Dash reverses what the comic artist Scott McCloud explains in his seminal book Understanding Comics. The slow version of Dash is depersonalised, allowing the meaning to materialise in the reader’s mind, and as the speed of writing is increased, so is the viewer’s ability to identify the particular style of writing, which then becomes more specific, emphasising the writer’s personality and shifting the tone of voice from ‘we’ to ‘I’. In this way, a collective writing gradually becomes the expression of an individual, as one manipulates the slider that controls the speed of writing.

To make this personalised writing even more specific, we have studied how forms of letters change based on local preferences. For example, a Spanish writer crosses the minuscule q, while an Italian writer prefers a simplified form. Czechs write the minuscule t without lifting the pen, while an English writer lifts the pen and crosses the t. Dash respects these differences, and the font is programmed to switch automatically to the forms of letters based on the language being used.

Dash typeface localized forms of letters

This observation of local preferred forms of writing led to an in-depth study, Familiarity Effect in the Perception of Handwriting, researched by the Typotheque in-house cognitive psychologist Héctor Mangas Afonso.

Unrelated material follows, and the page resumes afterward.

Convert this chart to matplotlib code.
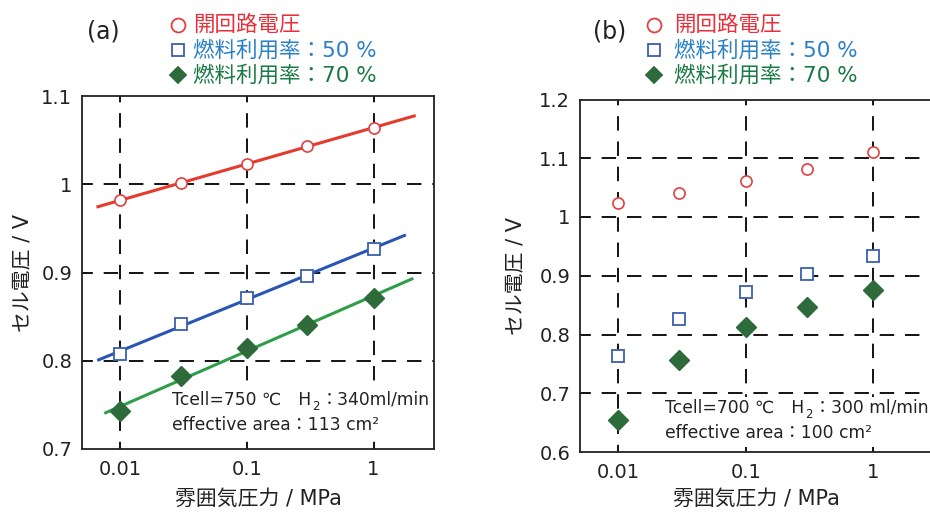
import numpy as np
import matplotlib
matplotlib.use("Agg")
import matplotlib.pyplot as plt
from matplotlib.lines import Line2D
from matplotlib.patches import Rectangle

plt.rcParams['font.family'] = ['DejaVu Sans', 'Noto Sans CJK JP']

# ---------------- data ----------------
pressure = [0.01, 0.03, 0.1, 0.3, 1.0]
xticks = [0.01, 0.1, 1]
xticklabels = ["0.01", "0.1", "1"]

# panel (a): Tcell=750 C
a_ocv = [0.982, 1.001, 1.023, 1.043, 1.064]
a_u50 = [0.808, 0.842, 0.871, 0.896, 0.927]
a_u70 = [0.743, 0.783, 0.814, 0.841, 0.871]
a_fit_ranges = {"ocv": [0.0065, 2.15], "u50": [0.0066, 1.8], "u70": [0.0075, 2.06]}
a_yticks = [0.7, 0.8, 0.9, 1.0, 1.1]
a_yticklabels = ["0.7", "0.8", "0.9", "1", "1.1"]

# panel (b): Tcell=700 C
b_ocv = [1.024, 1.041, 1.062, 1.082, 1.111]
b_u50 = [0.764, 0.827, 0.872, 0.903, 0.933]
b_u70 = [0.654, 0.756, 0.812, 0.846, 0.875]
b_yticks = [0.6, 0.7, 0.8, 0.9, 1.0, 1.1, 1.2]
b_yticklabels = ["0.6", "0.7", "0.8", "0.9", "1", "1.1", "1.2"]

legend_labels = ["開回路電圧", "燃料利用率：50 %", "燃料利用率：70 %"]
ylabel = "セル電圧 / V"
xlabel = "雰囲気圧力 / MPa"
a_note = [("Tcell=750 ℃　H", "2", "：340ml/min"), "effective area：113 cm²"]
b_note = [("Tcell=700 ℃　H", "2", "：300 ml/min"), "effective area：100 cm²"]

# ---------------- styles ----------------
RED_T, BLUE_T, GREEN_T = "#e8303a", "#2a80c8", "#1a7a45"
RED_M, BLUE_M, GREEN_M = "#e04040", "#3a5fb0", "#2d6b3a"
RED_L, BLUE_L, GREEN_L = "#e53b2e", "#2a55b5", "#2e9e48"
TXT = "#222222"

W, H = 930, 513
fig = plt.figure(figsize=(W / 100, H / 100), dpi=100)


def fig_rect(l, t, r, b):
    return [l / W, 1 - b / H, (r - l) / W, (b - t) / H]


def style_axes(ax, ylim, yticks, yticklabels, ylab_x, xlab_x):
    ax.set_xscale("log")
    ax.set_xlim(0.005, 3.0)
    ax.set_ylim(*ylim)
    ax.set_xticks(xticks)
    ax.set_xticklabels(xticklabels)
    ax.xaxis.set_minor_locator(matplotlib.ticker.NullLocator())
    ax.set_yticks(yticks)
    ax.set_yticklabels(yticklabels)
    ax.tick_params(axis="both", length=0, labelsize=14, colors=TXT)
    ax.tick_params(axis="y", pad=7)
    ax.tick_params(axis="x", pad=8)
    for s in ax.spines.values():
        s.set_linewidth(1.3)
        s.set_color("#222222")
    for yt in yticks[1:-1]:
        ax.axhline(yt, color="black", lw=1.3, ls=(2, (8, 6)), zorder=1)
    for xt in xticks:
        ax.axvline(xt, color="black", lw=1.3, ls=(4, (8, 6)), zorder=1)
    bb = ax.get_position()
    fig.text(ylab_x / W, bb.y0 + bb.height / 2, ylabel, fontsize=15, color=TXT,
             rotation=90, ha="center", va="center")
    fig.text(xlab_x / W, 1 - 499 / H, xlabel, fontsize=15, color=TXT,
             ha="center", va="center")


def plot_points(ax, ocv, u50, u70):
    ax.plot(pressure, ocv, ls="none", marker="o", ms=8, mfc="white", mec=RED_M, mew=1.2, zorder=4)
    ax.plot(pressure, u50, ls="none", marker="s", ms=8.5, mfc="white", mec=BLUE_M, mew=1.3, zorder=4)
    ax.plot(pressure, u70, ls="none", marker="D", ms=10, mfc=GREEN_M, mec=GREEN_M, mew=1.0, zorder=4)


def fit_line(ax, y, xr, color):
    lx = np.log10(pressure)
    k, c = np.polyfit(lx, y, 1)
    xs = np.array(xr)
    ax.plot(xs, k * np.log10(xs) + c, color=color, lw=2.2, zorder=3, solid_capstyle="butt")


def legend(mx, tx, y0):
    ys = [y0, y0 + 25, y0 + 50]
    mk = [("o", 10, "white", RED_M, RED_T), ("s", 9, "white", BLUE_M, BLUE_T), ("D", 8.5, GREEN_M, GREEN_M, GREEN_T)]
    for lab, yy, (m, ms, fc, ec, tc) in zip(legend_labels, ys, mk):
        fig.add_artist(Line2D([mx / W], [1 - yy / H], marker=m, ms=ms, mfc=fc, mec=ec, mew=1.3, ls="none"))
        fig.text(tx / W, 1 - yy / H, lab, fontsize=15.5, color=tc, ha="left", va="center")


def note(ax, x, y, lines, box):
    # white background box hiding the grid behind the annotation
    l, t, r, b = box
    ax.add_patch(Rectangle((l / W, 1 - b / H), (r - l) / W, (b - t) / H,
                           transform=fig.transFigure, facecolor="white",
                           edgecolor="none", zorder=2))
    pre, sub, post = lines[0]
    fs = 12.3
    t1 = fig.text(x / W, 1 - y / H, pre, fontsize=fs, color=TXT, ha="left", va="center")
    t2 = ax.annotate(sub, xy=(1, 0.12), xycoords=t1, xytext=(0.5, 0),
                     textcoords="offset points", fontsize=8.5, color=TXT,
                     ha="left", va="center", annotation_clip=False)
    ax.annotate(post, xy=(1, 0.5), xycoords=(t2, t1), xytext=(1, 0),
                textcoords="offset points", fontsize=fs, color=TXT,
                ha="left", va="center", annotation_clip=False)
    fig.text(x / W, 1 - (y + 25) / H, lines[1], fontsize=fs, color=TXT, ha="left", va="center")


# panel (a)
axa = fig.add_axes(fig_rect(82, 96, 434, 449))
style_axes(axa, (0.7, 1.1), a_yticks, a_yticklabels, 22, 258)
fit_line(axa, a_ocv, a_fit_ranges["ocv"], RED_L)
fit_line(axa, a_u50, a_fit_ranges["u50"], BLUE_L)
fit_line(axa, a_u70, a_fit_ranges["u70"], GREEN_L)
plot_points(axa, a_ocv, a_u50, a_u70)
note(axa, 172, 400, a_note, (168, 389, 432, 440))
fig.text(103 / W, 1 - 32 / H, "(a)", fontsize=17, color=TXT, ha="center", va="center")
legend(178, 193, 25)

# panel (b)
axb = fig.add_axes(fig_rect(580, 99.5, 934, 452))
style_axes(axb, (0.6, 1.2), b_yticks, b_yticklabels, 515, 756)
plot_points(axb, b_ocv, b_u50, b_u70)
note(axb, 665, 408, b_note, (661, 397, 934, 447))
fig.text(610 / W, 1 - 32 / H, "(b)", fontsize=17, color=TXT, ha="center", va="center")
legend(654, 674, 25)

fig.savefig("out.png", dpi=100)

Dash is a rich and complex project, the result of scientific research into familiarity of handwriting and history of education, masterfully interpreted by type designer Petra Dočekalová. The results are open-ended. The research aspects are part of open science, and can be consulted and used by anyone interested in the subject. We recognise that there is a lot more to explore and discover, and so the project will likely grow in the future.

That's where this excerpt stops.